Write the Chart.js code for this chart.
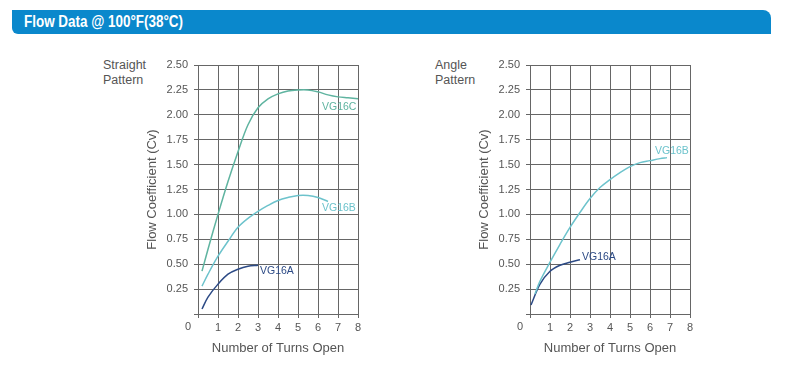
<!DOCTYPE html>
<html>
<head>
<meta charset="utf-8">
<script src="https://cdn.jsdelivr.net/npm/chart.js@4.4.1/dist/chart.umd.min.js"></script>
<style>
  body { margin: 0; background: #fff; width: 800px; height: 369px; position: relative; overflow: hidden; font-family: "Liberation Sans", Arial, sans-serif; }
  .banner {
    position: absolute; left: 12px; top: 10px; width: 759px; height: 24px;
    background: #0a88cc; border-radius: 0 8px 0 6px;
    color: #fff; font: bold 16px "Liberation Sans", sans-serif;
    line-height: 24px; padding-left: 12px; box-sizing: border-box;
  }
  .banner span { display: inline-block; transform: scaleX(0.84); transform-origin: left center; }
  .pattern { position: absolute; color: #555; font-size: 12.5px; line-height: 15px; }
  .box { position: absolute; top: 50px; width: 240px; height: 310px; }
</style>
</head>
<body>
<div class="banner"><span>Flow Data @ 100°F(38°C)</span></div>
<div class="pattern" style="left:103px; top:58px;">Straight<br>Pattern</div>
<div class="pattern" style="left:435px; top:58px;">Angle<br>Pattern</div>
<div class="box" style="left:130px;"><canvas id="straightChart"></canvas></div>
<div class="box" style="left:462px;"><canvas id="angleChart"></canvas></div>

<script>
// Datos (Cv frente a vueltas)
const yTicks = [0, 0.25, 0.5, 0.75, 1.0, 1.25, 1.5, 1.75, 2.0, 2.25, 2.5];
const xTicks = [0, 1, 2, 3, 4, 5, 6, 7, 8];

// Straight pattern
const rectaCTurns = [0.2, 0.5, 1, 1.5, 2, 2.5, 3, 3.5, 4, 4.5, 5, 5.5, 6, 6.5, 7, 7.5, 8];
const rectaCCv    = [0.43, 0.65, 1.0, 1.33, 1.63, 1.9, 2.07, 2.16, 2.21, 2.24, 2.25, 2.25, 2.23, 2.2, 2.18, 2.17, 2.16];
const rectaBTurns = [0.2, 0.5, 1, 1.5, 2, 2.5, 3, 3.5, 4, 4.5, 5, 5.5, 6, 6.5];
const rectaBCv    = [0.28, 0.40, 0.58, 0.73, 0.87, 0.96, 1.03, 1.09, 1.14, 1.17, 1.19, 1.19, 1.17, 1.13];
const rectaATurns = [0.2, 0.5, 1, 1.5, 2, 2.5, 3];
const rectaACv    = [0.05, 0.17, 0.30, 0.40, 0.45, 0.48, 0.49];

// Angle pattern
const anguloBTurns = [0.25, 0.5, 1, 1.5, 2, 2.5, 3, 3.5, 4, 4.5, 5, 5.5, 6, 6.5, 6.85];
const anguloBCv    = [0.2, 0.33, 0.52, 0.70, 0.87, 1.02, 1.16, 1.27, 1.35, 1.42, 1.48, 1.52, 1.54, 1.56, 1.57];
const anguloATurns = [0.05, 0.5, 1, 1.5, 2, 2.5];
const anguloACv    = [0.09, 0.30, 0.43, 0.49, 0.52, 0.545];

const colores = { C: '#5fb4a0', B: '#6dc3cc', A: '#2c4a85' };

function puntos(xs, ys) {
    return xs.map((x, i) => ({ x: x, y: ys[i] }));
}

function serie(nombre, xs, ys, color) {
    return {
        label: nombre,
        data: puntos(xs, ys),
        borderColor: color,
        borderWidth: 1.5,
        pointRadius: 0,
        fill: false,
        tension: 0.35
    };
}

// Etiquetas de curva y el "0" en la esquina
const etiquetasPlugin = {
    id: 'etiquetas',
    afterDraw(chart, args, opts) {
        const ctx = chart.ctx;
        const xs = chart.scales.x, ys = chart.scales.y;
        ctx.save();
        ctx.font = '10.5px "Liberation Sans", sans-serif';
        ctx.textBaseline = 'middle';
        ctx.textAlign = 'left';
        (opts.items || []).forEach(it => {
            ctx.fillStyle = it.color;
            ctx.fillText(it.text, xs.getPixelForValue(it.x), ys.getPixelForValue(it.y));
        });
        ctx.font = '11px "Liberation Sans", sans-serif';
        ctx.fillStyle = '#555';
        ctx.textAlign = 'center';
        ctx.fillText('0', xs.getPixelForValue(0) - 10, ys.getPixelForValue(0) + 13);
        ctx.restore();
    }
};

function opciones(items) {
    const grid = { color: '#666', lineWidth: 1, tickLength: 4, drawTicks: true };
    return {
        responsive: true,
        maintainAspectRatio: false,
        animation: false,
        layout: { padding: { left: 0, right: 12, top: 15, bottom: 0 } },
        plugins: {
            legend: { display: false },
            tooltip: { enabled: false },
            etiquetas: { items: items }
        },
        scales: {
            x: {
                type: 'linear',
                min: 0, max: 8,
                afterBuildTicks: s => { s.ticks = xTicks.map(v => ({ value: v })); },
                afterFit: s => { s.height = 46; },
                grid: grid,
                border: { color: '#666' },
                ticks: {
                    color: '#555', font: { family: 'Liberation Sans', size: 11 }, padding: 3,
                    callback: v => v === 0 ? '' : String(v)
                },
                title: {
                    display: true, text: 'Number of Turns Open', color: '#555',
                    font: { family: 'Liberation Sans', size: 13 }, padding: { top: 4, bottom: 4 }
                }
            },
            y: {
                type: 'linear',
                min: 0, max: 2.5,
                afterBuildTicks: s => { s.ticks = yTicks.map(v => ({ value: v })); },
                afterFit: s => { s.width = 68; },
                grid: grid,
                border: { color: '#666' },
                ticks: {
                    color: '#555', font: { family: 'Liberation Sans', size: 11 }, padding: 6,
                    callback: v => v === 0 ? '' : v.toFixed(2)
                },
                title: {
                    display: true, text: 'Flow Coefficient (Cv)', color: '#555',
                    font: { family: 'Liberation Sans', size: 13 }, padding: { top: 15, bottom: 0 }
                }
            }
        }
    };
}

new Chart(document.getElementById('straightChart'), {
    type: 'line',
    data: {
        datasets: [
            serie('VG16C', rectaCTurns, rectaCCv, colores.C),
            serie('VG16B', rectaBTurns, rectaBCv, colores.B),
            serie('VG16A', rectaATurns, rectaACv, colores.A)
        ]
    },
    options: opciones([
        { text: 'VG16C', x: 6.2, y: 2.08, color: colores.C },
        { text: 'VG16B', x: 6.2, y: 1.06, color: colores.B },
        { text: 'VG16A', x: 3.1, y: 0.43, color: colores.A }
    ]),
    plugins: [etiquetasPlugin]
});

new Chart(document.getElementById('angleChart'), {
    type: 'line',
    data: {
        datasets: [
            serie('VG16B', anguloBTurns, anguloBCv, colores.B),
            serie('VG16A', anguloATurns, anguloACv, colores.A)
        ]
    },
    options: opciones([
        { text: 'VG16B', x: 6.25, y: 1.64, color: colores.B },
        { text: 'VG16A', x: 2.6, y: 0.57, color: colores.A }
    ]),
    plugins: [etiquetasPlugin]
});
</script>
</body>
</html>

Given request:
Output the data exactly. Pictures don't belong in the result.

Output of the exercise:
Write the Chart.js code for this chart.
<!DOCTYPE html>
<html>
<head>
<meta charset="utf-8">
<script src="https://cdn.jsdelivr.net/npm/chart.js@4.4.1/dist/chart.umd.min.js"></script>
<style>
  body { margin: 0; background: #fff; width: 800px; height: 369px; position: relative; overflow: hidden; font-family: "Liberation Sans", Arial, sans-serif; }
  .banner {
    position: absolute; left: 12px; top: 10px; width: 759px; height: 24px;
    background: #0a88cc; border-radius: 0 8px 0 6px;
    color: #fff; font: bold 16px "Liberation Sans", sans-serif;
    line-height: 24px; padding-left: 12px; box-sizing: border-box;
  }
  .banner span { display: inline-block; transform: scaleX(0.84); transform-origin: left center; }
  .pattern { position: absolute; color: #555; font-size: 12.5px; line-height: 15px; }
  .box { position: absolute; top: 50px; width: 240px; height: 310px; }
</style>
</head>
<body>
<div class="banner"><span>Flow Data @ 100°F(38°C)</span></div>
<div class="pattern" style="left:103px; top:58px;">Straight<br>Pattern</div>
<div class="pattern" style="left:435px; top:58px;">Angle<br>Pattern</div>
<div class="box" style="left:130px;"><canvas id="straightChart"></canvas></div>
<div class="box" style="left:462px;"><canvas id="angleChart"></canvas></div>

<script>
// Datos (Cv frente a vueltas)
const yTicks = [0, 0.25, 0.5, 0.75, 1.0, 1.25, 1.5, 1.75, 2.0, 2.25, 2.5];
const xTicks = [0, 1, 2, 3, 4, 5, 6, 7, 8];

// Straight pattern
const rectaCTurns = [0.2, 0.5, 1, 1.5, 2, 2.5, 3, 3.5, 4, 4.5, 5, 5.5, 6, 6.5, 7, 7.5, 8];
const rectaCCv    = [0.43, 0.65, 1.0, 1.33, 1.63, 1.9, 2.07, 2.16, 2.21, 2.24, 2.25, 2.25, 2.23, 2.2, 2.18, 2.17, 2.16];
const rectaBTurns = [0.2, 0.5, 1, 1.5, 2, 2.5, 3, 3.5, 4, 4.5, 5, 5.5, 6, 6.5];
const rectaBCv    = [0.28, 0.40, 0.58, 0.73, 0.87, 0.96, 1.03, 1.09, 1.14, 1.17, 1.19, 1.19, 1.17, 1.13];
const rectaATurns = [0.2, 0.5, 1, 1.5, 2, 2.5, 3];
const rectaACv    = [0.05, 0.17, 0.30, 0.40, 0.45, 0.48, 0.49];

// Angle pattern
const anguloBTurns = [0.25, 0.5, 1, 1.5, 2, 2.5, 3, 3.5, 4, 4.5, 5, 5.5, 6, 6.5, 6.85];
const anguloBCv    = [0.2, 0.33, 0.52, 0.70, 0.87, 1.02, 1.16, 1.27, 1.35, 1.42, 1.48, 1.52, 1.54, 1.56, 1.57];
const anguloATurns = [0.05, 0.5, 1, 1.5, 2, 2.5];
const anguloACv    = [0.09, 0.30, 0.43, 0.49, 0.52, 0.545];

const colores = { C: '#5fb4a0', B: '#6dc3cc', A: '#2c4a85' };

function puntos(xs, ys) {
    return xs.map((x, i) => ({ x: x, y: ys[i] }));
}

function serie(nombre, xs, ys, color) {
    return {
        label: nombre,
        data: puntos(xs, ys),
        borderColor: color,
        borderWidth: 1.5,
        pointRadius: 0,
        fill: false,
        tension: 0.35
    };
}

// Etiquetas de curva y el "0" en la esquina
const etiquetasPlugin = {
    id: 'etiquetas',
    afterDraw(chart, args, opts) {
        const ctx = chart.ctx;
        const xs = chart.scales.x, ys = chart.scales.y;
        ctx.save();
        ctx.font = '10.5px "Liberation Sans", sans-serif';
        ctx.textBaseline = 'middle';
        ctx.textAlign = 'left';
        (opts.items || []).forEach(it => {
            ctx.fillStyle = it.color;
            ctx.fillText(it.text, xs.getPixelForValue(it.x), ys.getPixelForValue(it.y));
        });
        ctx.font = '11px "Liberation Sans", sans-serif';
        ctx.fillStyle = '#555';
        ctx.textAlign = 'center';
        ctx.fillText('0', xs.getPixelForValue(0) - 10, ys.getPixelForValue(0) + 13);
        ctx.restore();
    }
};

function opciones(items) {
    const grid = { color: '#666', lineWidth: 1, tickLength: 4, drawTicks: true };
    return {
        responsive: true,
        maintainAspectRatio: false,
        animation: false,
        layout: { padding: { left: 0, right: 12, top: 15, bottom: 0 } },
        plugins: {
            legend: { display: false },
            tooltip: { enabled: false },
            etiquetas: { items: items }
        },
        scales: {
            x: {
                type: 'linear',
                min: 0, max: 8,
                afterBuildTicks: s => { s.ticks = xTicks.map(v => ({ value: v })); },
                afterFit: s => { s.height = 46; },
                grid: grid,
                border: { color: '#666' },
                ticks: {
                    color: '#555', font: { family: 'Liberation Sans', size: 11 }, padding: 3,
                    callback: v => v === 0 ? '' : String(v)
                },
                title: {
                    display: true, text: 'Number of Turns Open', color: '#555',
                    font: { family: 'Liberation Sans', size: 13 }, padding: { top: 4, bottom: 4 }
                }
            },
            y: {
                type: 'linear',
                min: 0, max: 2.5,
                afterBuildTicks: s => { s.ticks = yTicks.map(v => ({ value: v })); },
                afterFit: s => { s.width = 68; },
                grid: grid,
                border: { color: '#666' },
                ticks: {
                    color: '#555', font: { family: 'Liberation Sans', size: 11 }, padding: 6,
                    callback: v => v === 0 ? '' : v.toFixed(2)
                },
                title: {
                    display: true, text: 'Flow Coefficient (Cv)', color: '#555',
                    font: { family: 'Liberation Sans', size: 13 }, padding: { top: 15, bottom: 0 }
                }
            }
        }
    };
}

new Chart(document.getElementById('straightChart'), {
    type: 'line',
    data: {
        datasets: [
            serie('VG16C', rectaCTurns, rectaCCv, colores.C),
            serie('VG16B', rectaBTurns, rectaBCv, colores.B),
            serie('VG16A', rectaATurns, rectaACv, colores.A)
        ]
    },
    options: opciones([
        { text: 'VG16C', x: 6.2, y: 2.08, color: colores.C },
        { text: 'VG16B', x: 6.2, y: 1.06, color: colores.B },
        { text: 'VG16A', x: 3.1, y: 0.43, color: colores.A }
    ]),
    plugins: [etiquetasPlugin]
});

new Chart(document.getElementById('angleChart'), {
    type: 'line',
    data: {
        datasets: [
            serie('VG16B', anguloBTurns, anguloBCv, colores.B),
            serie('VG16A', anguloATurns, anguloACv, colores.A)
        ]
    },
    options: opciones([
        { text: 'VG16B', x: 6.25, y: 1.64, color: colores.B },
        { text: 'VG16A', x: 2.6, y: 0.57, color: colores.A }
    ]),
    plugins: [etiquetasPlugin]
});
</script>
</body>
</html>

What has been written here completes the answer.